Imprisoned Pro-Kurdish Leader May Run for Turkish President from Behind Bars

A woman standing behind a fence holds a portrait of Selahattin Demirtas, a jailed former leader of the Peoples' Democratic Party HDP, as Turkish Kurds gather during the celebration of Nowruz (aka Noruz or Newroz), the Persian calendar New Year, in Istanbul on March 21, 2018. / AFP PHOTO / …
OZAN KOSE/AFP/Getty Images

The pro-Kurdish, anti-Islamist People’s Democratic Party (HDP) may run its imprisoned former co-chair, Selahattin Demirtaş, as a candidate against President Recep Tayyip Erdoğan in elections scheduled for June.

Erdoğan’s Islamist government arrested Demirtaş and co-chair Figen Yüksekdağ in 2016 on charges of supporting terrorists for their Party’s stance against government use of force against Kurds in the south of the country.
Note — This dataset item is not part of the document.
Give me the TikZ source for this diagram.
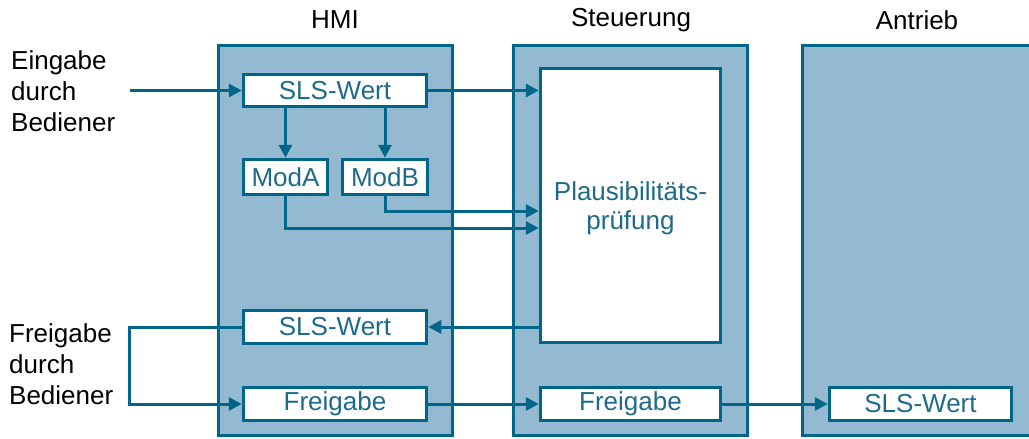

Both remain under arrest, but reports have surfaced that the HDP may find no candidate more popular than Demirtaş to run against Erdoğan. How Demirtaş would campaign while imprisoned remains uncertain. As Demirtaş is no longer officially the head of the HDP, this may also cause some logistical concerns with putting him on the ballot.

HDP representatives have accused the Turkish government of “torture” in the Demirtaş case for preventing him from receiving visitors and keeping him in isolation for much of the time shortly after his arrest.

The Kurdish outlet Kurdistan 24 cited two sources within the HDP who said Demirtaş, who is himself Kurdish, was a “likely contender” to represent the party in upcoming elections.

“We have no other alternative,” HDP Member of Parliament Adem Geveri told the outlet. İmam Taşçıer, another HDP lawmaker, said “the Kurdish public” would prefer Demirtaş as a candidate, but some within the Party have expressed concern that his prolonged imprisonment will damage his chances and that someone not facing criminal prosecution may have a better chance at uniting the fray of anti-Erdoğan factions taking hold in the country.

Cumhuriyet, a secularist Turkish newspaper, reports that the HDP “party base” would prefer Demirtaş as its presidential candidate. The newspaper also reported on a statement from Demirtaş’s attorney, Mahsuni Karaman, amid all the speculation about his client. Karaman stated only that the full appeal process in the event of a conviction in his case “can be finalized in 2019 at the earliest,” suggesting Demirtaş could be a very long way from serving as president.

The HDP will reportedly announce on April 30 whom it will choose as a candidate. That is the day of Demirtaş’s final hearing before a trial on the charges of aiding terrorism. He faces up to 142 years in prison if convicted. Prosecutors has cited as evidence against the former party leader images of him with Kurdish individuals the government claims are tied to the Kurdistan Workers’ Party (PKK), a U.S.-designated terrorist organization. The Turkish government considers the PKK indistinguishable from the Syrian Kurdish People’s Protection Units (YPG/YPJ), one of America’s most reliable allies in the battle against the Islamic State in that country, so it is unclear whether the individuals in the photos are PKK or YPG members. Both groups are stridently anti-Islamist and anti-jihadist, with a Marxist bent that many PKK supporters argue the group has abandoned since its founding in 1978.

Demirtaş has dismissed accusations of support for the PKK as “propaganda” from the Islamist government, asserting, “We do not represent the PKK and the PKK does not represent us” in 2015.

Demirtaş ran against Erdoğan in the 2014 presidential election but received only 9.7 percent of the vote. Today, at least one analyst believes, he could elevate that number up to 15 percent. Turkey requires a presidential election winner to win twice: once against all candidates and in a second run-off race if he does not receive at least 50 percent of the vote.

Hakan Bayrakçı, the general director of the research firm SONAR, said in an interview with Habertürk that Demirtaş was indisputably “the person who attracts the highest possible votes” for the HDP. He posited that being in prison may even be an “advantage” for him, as many in the political center who oppose Erdoğan’s crackdowns on opposition voices will listen to him more, whereas they previously may have dismissed the HDP.

Erdoğan’s party, the Islamist Justice and Development Party (AKP), announced last week that it would hold presidential elections on June 24.

“At a time when developments in Syria have accelerated and we have to take very important decisions, from macroeconomic equilibrium to large investments, the election issue should be taken off the table as soon as possible,” Erdoğan said.

On Tuesday, Erdoğan accused opposition parties of “polluting” the Turkish Parliament with dissident voices.

“On June 24, my nation, my citizens will give a suitable response to those who polluted parliament. The solution is the ballot box,” Erdoğan asserted.